Bir çocuğu 9 ay karnında taşıyan mıdır acaba anne? Yoksa geceler boyu başında bekleyen, ateşlenince telaşlanan, ilk hecesine, ilk adımına tanık olan mıdır?Genelde bu saydıklarımı hep aynı kişi yapar... Ama hayat farklıdır kimileri için ve biz öyle bir haberi, öyle bir dramı ıskaladık ki kendimize ne kadar kızsak azdır...
***
Bir kadın hamile kaldıktan sonra bebeğini istemediğine karar verdi, internete ilan verdi. “Hadi bize bir torun ver” diyen aile baskısından bunalan bir başka kadın gördü ilanı. Anlaştılar. Biri ailesine hamileyim diye yalan söyledi, öteki istemediğim bir şeyden kurtuluyorum diye kendisine... Bebek doğdu aradan yıllar geçti doğum yapan anne çocuğunu istedi.
Kavga ettiler, mahkemelik oldular... Şuncacık haberde ne çok dram değil mi?Mesela torun ver baskısı altındaki sahte hamile kadın o 9 ayı ne korkularla geçmiştir ya da diğer anne bebek karnında her kıpırdadığında sevinç mi hissetmiştir yoksa hüzün mü?Bülent Ersoy’un 2 bin 500 liraya yaptırdığı güllü saç kadar konuşamadık bunları...
***
Yargı bu konuda son sözünü yıllar önce söyledi. Yargıtay Hukuk Genel Kurulu biyolojik anneden yana hüküm kurdu.
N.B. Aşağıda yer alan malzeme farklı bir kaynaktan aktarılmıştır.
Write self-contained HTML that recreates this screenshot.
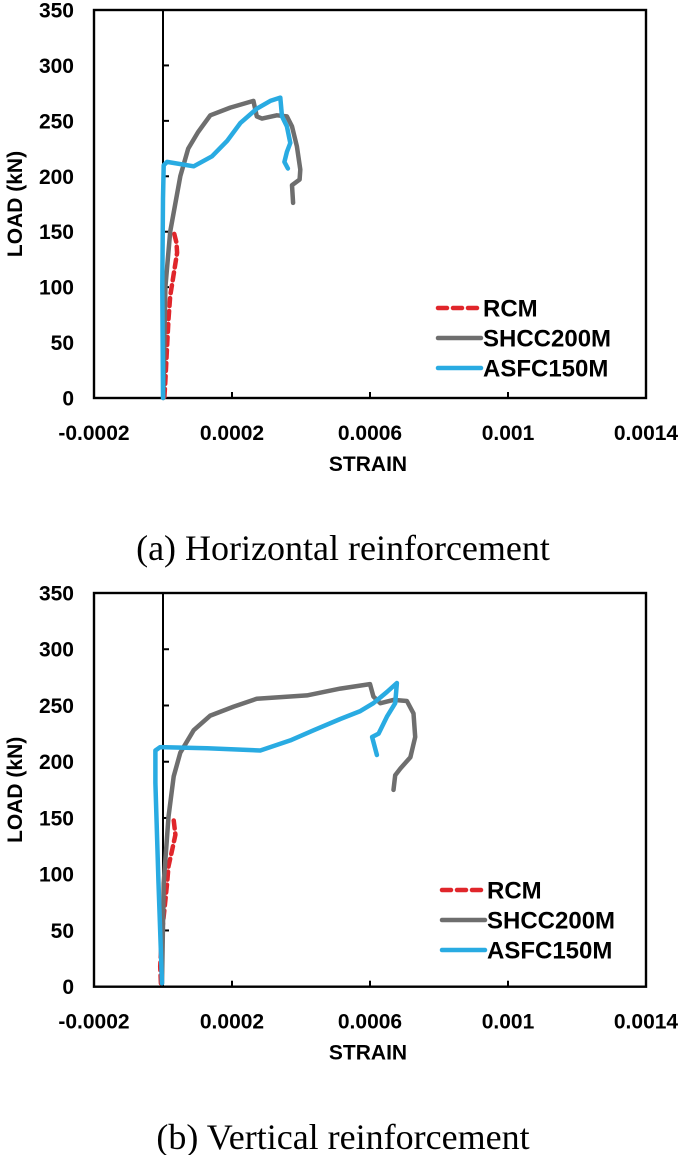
<!DOCTYPE html>
<html><head><meta charset="utf-8"><style>
body{margin:0;background:#fff;}
svg{display:block;font-family:"Liberation Sans",Arial,sans-serif;}
</style></head><body>
<svg id="fig" width="685" height="1155" viewBox="0 0 685 1155"></svg>
<script>
// x values are in microstrain, y values in kN
const xTickLabels=["-0.0002","0.0002","0.0006","0.001","0.0014"];
const xTickValues=[-200,200,600,1000,1400];
const yTickValues=[0,50,100,150,200,250,300,350];
const seriesNames=["RCM","SHCC200M","ASFC150M"];
// (a) Horizontal
const aRcmX=[4,7,12,16,21,41,39,31];
const aRcmY=[1,16,47,71,92,131,140,150];
const aShccX=[1,7,21,50,73,102,137,195,262,272,287,330,359,374,388,398,396,374,377];
const aShccY=[0,100,150,200,225,240,255,262,268,254,252,255,254,245,227,206,197,192,176];
const aAsfcX=[0,-2,0,2,12,89,142,186,224,272,311,340,345,359,369,359,352,362];
const aAsfcY=[0,100,180,210,213,209,218,232,248,261,268,271,254,245,230,222,213,207];
// (b) Vertical
const bRcmX=[-6,-8,-3,7,12,16,26,36,31];
const bRcmY=[3,18,48,77,92,107,121,135,148];
const bShccX=[-3,2,16,31,50,89,137,205,272,417,514,600,610,630,668,707,726,731,717,688,673,668];
const bShccY=[3,92,151,187,208,228,241,249,256,259,265,269,258,252,255,254,243,222,204,194,188,175];
const bAsfcX=[-3,-13,-22,-22,-8,128,282,369,437,514,572,610,649,678,673,649,625,606,620];
const bAsfcY=[3,92,181,210,213,212,210,219,228,238,245,252,262,270,252,240,225,222,206];

const colors={RCM:"#e0262b",SHCC200M:"#6e6e6e",ASFC150M:"#29abe2"};
const NS="http://www.w3.org/2000/svg";
const svg=document.getElementById('fig');
function mk(tag,attrs,parent,text){const e=document.createElementNS(NS,tag);for(const k in attrs)e.setAttribute(k,attrs[k]);if(text!==undefined)e.textContent=text;(parent||svg).appendChild(e);return e;}

function drawChart(id,top,bottom,series,legendY,legendX,caption,captionY){
  const L=94,R=646;
  const xs=v=>L+(v+200)/1600*(R-L);
  const ys=v=>bottom-v/350*(bottom-top);
  const g=mk('g',{});
  
  
  const frame=mk('rect',{x:L,y:top,width:R-L,height:bottom-top,fill:'none',stroke:'#000','stroke-width':2.4},g);
  
  
  const zx=xs(0);
  const za=mk('line',{x1:zx,y1:top,x2:zx,y2:bottom,stroke:'#000','stroke-width':2},g);
  
  
  yTickValues.forEach(v=>{
    const y=ys(v);
    if(v>0&&v<350){const t=mk('line',{x1:zx,y1:y,x2:zx+6,y2:y,stroke:'#000','stroke-width':2},g);
      
      }
    const lb=mk('text',{x:74,y:y+7.5,'text-anchor':'end','font-size':21,'font-weight':'bold'},g,String(v));
    
    
  });
  xTickValues.forEach((v,i)=>{
    const x=xs(v);
    if(i>0&&i<xTickValues.length-1){const t=mk('line',{x1:x,y1:bottom,x2:x,y2:bottom-6,stroke:'#000','stroke-width':2},g);
      
      }
    const lb=mk('text',{x:x,y:bottom+42,'text-anchor':'middle','font-size':21,'font-weight':'bold'},g,xTickLabels[i]);
    
    
  });
  const xt=mk('text',{x:368,y:bottom+73,'text-anchor':'middle','font-size':21,'font-weight':'bold'},g,'STRAIN');
  
  
  const cy=(top+bottom)/2;
  const yt=mk('text',{x:0,y:0,transform:`translate(22,${cy}) rotate(-90)`,'text-anchor':'middle','font-size':21,'font-weight':'bold'},g,'LOAD (kN)');
  
  
  series.forEach(s=>{
    const d=s.x.map((v,i)=>(i?'L':'M')+xs(v).toFixed(1)+' '+ys(s.y[i]).toFixed(1)).join(' ');
    const p=mk('path',{d:d,fill:'none',stroke:colors[s.name],'stroke-width':4.5,'stroke-linejoin':'round','stroke-linecap':'round','stroke-dasharray':s.name==='RCM'?'8 5':'none'},g);
    
    
  });
  seriesNames.forEach((n,i)=>{
    const y=legendY+i*30;
    const ln=mk('line',{x1:legendX,y1:y,x2:legendX+43,y2:y,stroke:colors[n],'stroke-width':4.5,'stroke-linecap':'round','stroke-dasharray':n==='RCM'?'9 6':'none'},g);
    
    
    const tx=mk('text',{x:legendX+45,y:y+8.5,'font-size':24,'font-weight':'bold'},g,n);
    
    
  });
  const cap=mk('text',{x:343,y:captionY,'text-anchor':'middle','font-size':36,'font-family':'"Liberation Serif",serif'},g,caption);
  
  
}
drawChart('horizontal',10,398,[
  {name:'RCM',x:aRcmX,y:aRcmY},{name:'SHCC200M',x:aShccX,y:aShccY},{name:'ASFC150M',x:aAsfcX,y:aAsfcY}],
  308,438,'(a) Horizontal reinforcement',560);
drawChart('vertical',593,986.7,[
  {name:'RCM',x:bRcmX,y:bRcmY},{name:'SHCC200M',x:bShccX,y:bShccY},{name:'ASFC150M',x:bAsfcX,y:bAsfcY}],
  890,442,'(b) Vertical reinforcement',1149);
</script>
</body></html>
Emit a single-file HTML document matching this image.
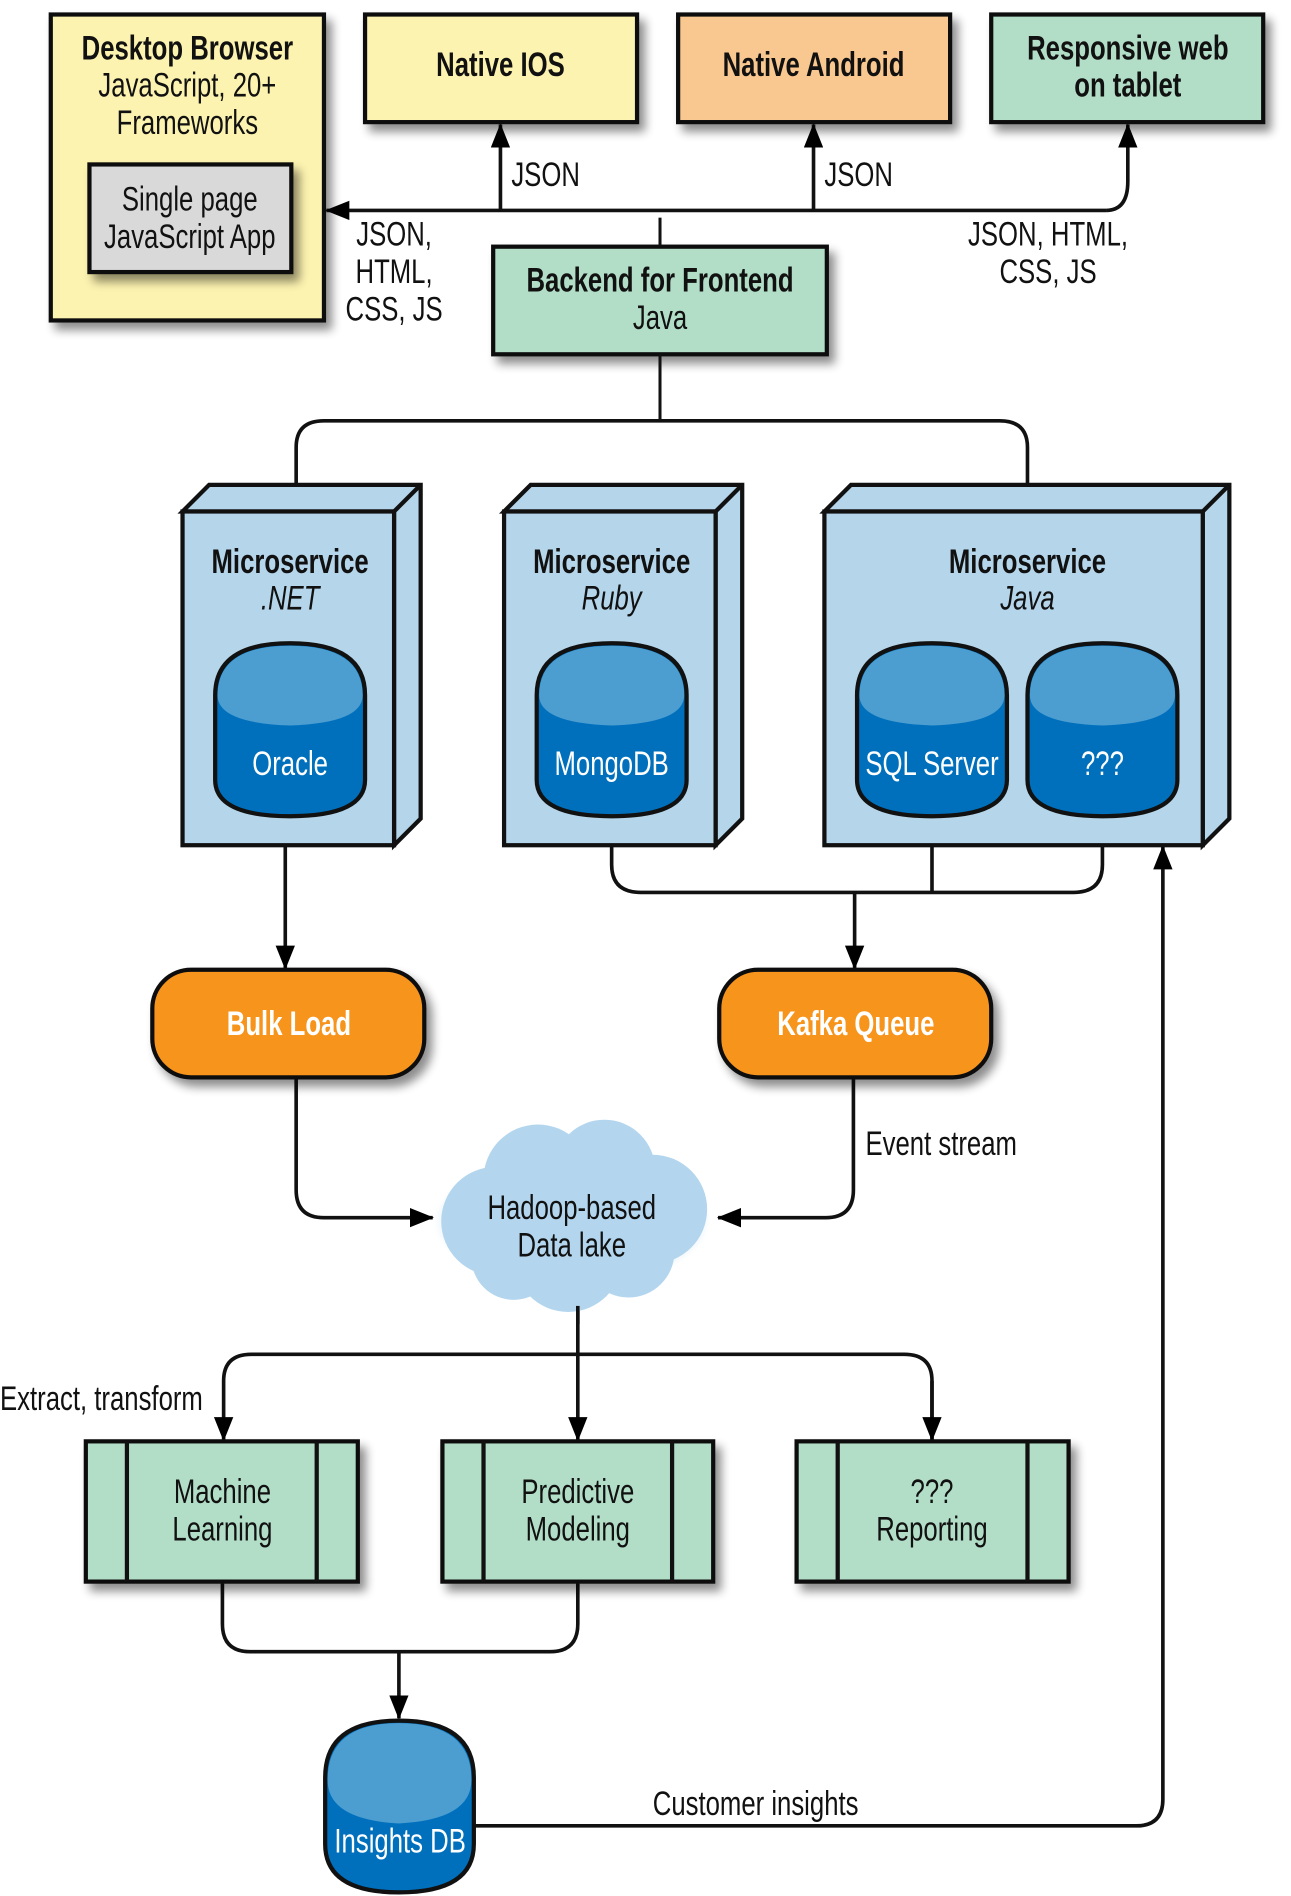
<!DOCTYPE html>
<html><head><meta charset="utf-8"><style>
html,body{margin:0;padding:0;background:#fff}
svg{display:block}
text{font-family:"Liberation Sans Narrow","Liberation Sans",sans-serif;fill:#111}
.b{font-weight:bold}
.w{fill:#fff}
</style></head><body>
<svg width="1291" height="1896" viewBox="0 0 1068 1568" preserveAspectRatio="none" xmlns="http://www.w3.org/2000/svg">
<defs>
<filter id="sh" x="-10%" y="-10%" width="130%" height="130%"><feGaussianBlur in="SourceAlpha" stdDeviation="4"/><feOffset dx="5" dy="6"/><feComponentTransfer><feFuncA type="linear" slope="0.45"/></feComponentTransfer><feMerge><feMergeNode/><feMergeNode in="SourceGraphic"/></feMerge></filter>
<marker id="ar" markerWidth="20" markerHeight="16" refX="19" refY="8" orient="auto" markerUnits="userSpaceOnUse" viewBox="0 0 20 16"><path d="M0,0 L20,8 L0,16 z" fill="#000"/></marker>
<radialGradient id="cl" cx="50%" cy="50%" r="50%"><stop offset="0.6" stop-color="#b3d6ee"/><stop offset="1" stop-color="#b3d6ee" stop-opacity="0"/></radialGradient>
</defs>
<g stroke="#111" stroke-width="3.5">
<rect x="42" y="12" width="226" height="253" fill="#fdf3b0" filter="url(#sh)"/>
<rect x="74" y="136" width="167" height="89" fill="#d9d9d9" filter="url(#sh)"/>
<rect x="302" y="12" width="225" height="89" fill="#fdf3b0" filter="url(#sh)"/>
<rect x="561" y="12" width="225" height="89" fill="#f9c890" filter="url(#sh)"/>
<rect x="820" y="12" width="225" height="89" fill="#b2dec8" filter="url(#sh)"/>
<rect x="408" y="204" width="276" height="89" fill="#b2dec8" filter="url(#sh)"/>
</g>
<g fill="none" stroke="#111" stroke-width="3">
<path d="M915,174 Q933,174 933,150 L933,103" marker-end="url(#ar)"/>
<path d="M915,174 L270,174" marker-end="url(#ar)"/>
<path d="M414,174 L414,103" marker-end="url(#ar)"/>
<path d="M673,174 L673,103" marker-end="url(#ar)"/>
<path d="M546,180 L546,204" stroke-width="2.5"/>
<path d="M546,293 L546,348" stroke-width="2.5"/>
<path d="M245,400 L245,370 Q245,348 268,348 L827,348 Q850,348 850,370 L850,400"/>
<path d="M236,675 L236,801" marker-end="url(#ar)"/>
<path d="M506,675 L506,715 Q506,738 530,738 L888,738 Q912,738 912,715 L912,675"/>
<path d="M771,675 L771,738"/>
<path d="M707,738 L707,801" marker-end="url(#ar)"/>
<path d="M245,891 L245,984 Q245,1007 268,1007 L358,1007" marker-end="url(#ar)"/>
<path d="M706,891 L706,984 Q706,1007 683,1007 L594,1007" marker-end="url(#ar)"/>
<path d="M478,1080 L478,1191" marker-end="url(#ar)"/>
<path d="M771,1191 L771,1142 Q771,1120 748,1120 L208,1120 Q185,1120 185,1142 L185,1191" marker-end="url(#ar)"/>
<path d="M771,1142 L771,1191" marker-end="url(#ar)"/>
<path d="M184,1308 L184,1343 Q184,1366 207,1366 L455,1366 Q478,1366 478,1343 L478,1308"/>
<path d="M330,1366 L330,1421" marker-end="url(#ar)"/>
<path d="M392,1510 L940,1510 Q962,1510 962,1488 L962,700" marker-end="url(#ar)"/>
</g>
<g stroke="#111" stroke-width="3.5" fill="#b4d5ea" stroke-linejoin="miter">
<path d="M151,423 L173,401 L348,401 L348,677 L326,699 L326,423 Z"/><rect x="151" y="423" width="175" height="276"/><path d="M326,423 L348,401"/>
<path d="M417,423 L439,401 L614,401 L614,677 L592,699 L592,423 Z"/><rect x="417" y="423" width="175" height="276"/><path d="M592,423 L614,401"/>
<path d="M682,423 L704,401 L1017,401 L1017,677 L995,699 L995,423 Z"/><rect x="682" y="423" width="313" height="276"/><path d="M995,423 L1017,401"/>
</g>
<g stroke="#111" stroke-width="3.5">
<path d="M178,575 L178,645 Q178,675 240,675 Q302,675 302,645 L302,575 Q302,532 240,532 Q178,532 178,575 Z" fill="#0070bd"/><path d="M180,575 Q180,534 240,534 Q300,534 300,575 Q300,598 240,600 Q180,598 180,575 Z" fill="#4c9dd0" stroke="none"/>
<path d="M444,575 L444,645 Q444,675 506,675 Q568,675 568,645 L568,575 Q568,532 506,532 Q444,532 444,575 Z" fill="#0070bd"/><path d="M446,575 Q446,534 506,534 Q566,534 566,575 Q566,598 506,600 Q446,598 446,575 Z" fill="#4c9dd0" stroke="none"/>
<path d="M709,575 L709,645 Q709,675 771,675 Q833,675 833,645 L833,575 Q833,532 771,532 Q709,532 709,575 Z" fill="#0070bd"/><path d="M711,575 Q711,534 771,534 Q831,534 831,575 Q831,598 771,600 Q711,598 711,575 Z" fill="#4c9dd0" stroke="none"/>
<path d="M850,575 L850,645 Q850,675 912,675 Q974,675 974,645 L974,575 Q974,532 912,532 Q850,532 850,575 Z" fill="#0070bd"/><path d="M852,575 Q852,534 912,534 Q972,534 972,575 Q972,598 912,600 Q852,598 852,575 Z" fill="#4c9dd0" stroke="none"/>
<path d="M269,1470 L269,1525 Q269,1565 330,1565 Q392,1565 392,1525 L392,1470 Q392,1423 330,1423 Q269,1423 269,1470 Z" fill="#0070bd"/><path d="M271,1472 Q271,1425 330,1425 Q390,1425 390,1472 Q390,1505 330,1508 Q271,1505 271,1472 Z" fill="#4c9dd0" stroke="none"/>
</g>
<g stroke="#111" stroke-width="3.5" fill="#f7941d">
<rect x="126" y="802" width="225" height="89" rx="32" filter="url(#sh)"/>
<rect x="595" y="802" width="225" height="89" rx="32" filter="url(#sh)"/>
</g>
<g fill="#b3d6ee">
<ellipse cx="473" cy="1010" rx="115" ry="55" fill="url(#cl)"/>
<circle cx="445" cy="975" r="45"/><circle cx="500" cy="968" r="42"/><circle cx="540" cy="1000" r="45"/><circle cx="410" cy="1010" r="45"/><circle cx="470" cy="1040" r="45"/><circle cx="520" cy="1035" r="38"/><circle cx="425" cy="1040" r="35"/><circle cx="473" cy="1005" r="55"/>
</g>
<path d="M478,1080 L478,1095" stroke="#111" stroke-width="3"/>
<g stroke="#111" stroke-width="3.5" fill="#b2dec8">
<rect x="71" y="1192" width="225" height="116" filter="url(#sh)"/><path d="M105,1192 V1308 M262,1192 V1308"/>
<rect x="366" y="1192" width="224" height="116" filter="url(#sh)"/><path d="M400,1192 V1308 M556,1192 V1308"/>
<rect x="659" y="1192" width="225" height="116" filter="url(#sh)"/><path d="M693,1192 V1308 M850,1192 V1308"/>
</g>
<g text-anchor="middle" font-size="28">
<text class="b" transform="translate(155 49) scale(.76 1)">Desktop Browser</text>
<text transform="translate(155 80) scale(.76 1)">JavaScript, 20+</text>
<text transform="translate(155 111) scale(.76 1)">Frameworks</text>
<text transform="translate(157 174) scale(.76 1)">Single page</text>
<text transform="translate(157 205) scale(.76 1)">JavaScript App</text>
<text class="b" transform="translate(414 63) scale(.76 1)">Native IOS</text>
<text class="b" transform="translate(673 63) scale(.76 1)">Native Android</text>
<text class="b" transform="translate(933 49) scale(.76 1)">Responsive web</text>
<text class="b" transform="translate(933 80) scale(.76 1)">on tablet</text>
<text class="b" transform="translate(546 241) scale(.76 1)">Backend for Frontend</text>
<text transform="translate(546 272) scale(.76 1)">Java</text>
<text transform="translate(326 203) scale(.76 1)">JSON,</text>
<text transform="translate(326 234) scale(.76 1)">HTML,</text>
<text transform="translate(326 265) scale(.76 1)">CSS, JS</text>
<text transform="translate(867 203) scale(.76 1)">JSON, HTML,</text>
<text transform="translate(867 234) scale(.76 1)">CSS, JS</text>
<text class="b" transform="translate(240 474) scale(.76 1)">Microservice</text>
<text font-style="italic" transform="translate(240 504) scale(.76 1)">.NET</text>
<text class="b" transform="translate(506 474) scale(.76 1)">Microservice</text>
<text font-style="italic" transform="translate(506 504) scale(.76 1)">Ruby</text>
<text class="b" transform="translate(850 474) scale(.76 1)">Microservice</text>
<text font-style="italic" transform="translate(850 504) scale(.76 1)">Java</text>
<text class="w" transform="translate(240 641) scale(.76 1)">Oracle</text>
<text class="w" transform="translate(506 641) scale(.76 1)">MongoDB</text>
<text class="w" transform="translate(771 641) scale(.76 1)">SQL Server</text>
<text class="w" transform="translate(912 641) scale(.76 1)">???</text>
<text class="b w" transform="translate(239 856) scale(.76 1)">Bulk Load</text>
<text class="b w" transform="translate(708 856) scale(.76 1)">Kafka Queue</text>
<text transform="translate(473 1008) scale(.76 1)">Hadoop-based</text>
<text transform="translate(473 1039) scale(.76 1)">Data lake</text>
<text transform="translate(184 1243) scale(.76 1)">Machine</text>
<text transform="translate(184 1274) scale(.76 1)">Learning</text>
<text transform="translate(478 1243) scale(.76 1)">Predictive</text>
<text transform="translate(478 1274) scale(.76 1)">Modeling</text>
<text transform="translate(771 1243) scale(.76 1)">???</text>
<text transform="translate(771 1274) scale(.76 1)">Reporting</text>
<text class="w" transform="translate(331 1532) scale(.76 1)">Insights DB</text>
</g>
<g font-size="28">
<text transform="translate(423 154) scale(.76 1)">JSON</text>
<text transform="translate(682 154) scale(.76 1)">JSON</text>
<text transform="translate(716 955) scale(.76 1)">Event stream</text>
<text transform="translate(0 1166) scale(.76 1)">Extract, transform</text>
<text transform="translate(540 1501) scale(.76 1)">Customer insights</text>
</g>
</svg>
</body></html>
Yargı kararıdır söylenecek laf yok ama her vaka ayrı bir dram sanki... Kim haklı deseniz karar vermesi hakikaten zor iş... Tek haklı küçük yaşta büyük travmalar yaşamak zorunda kalan çocuklar...
***
Sadece davalar değil bunları atlamış olmak da üzüyor insanı. Görüntüsü var diye Rusya’da bir sarhoşun araba kullanışı ya da Çin’de bir otobüs şoförüyle yolcunun ettiği kavga kadar haber olamıyor bu dramlar...Olaylar acı da, bu görmezden gelmeler daha da acı.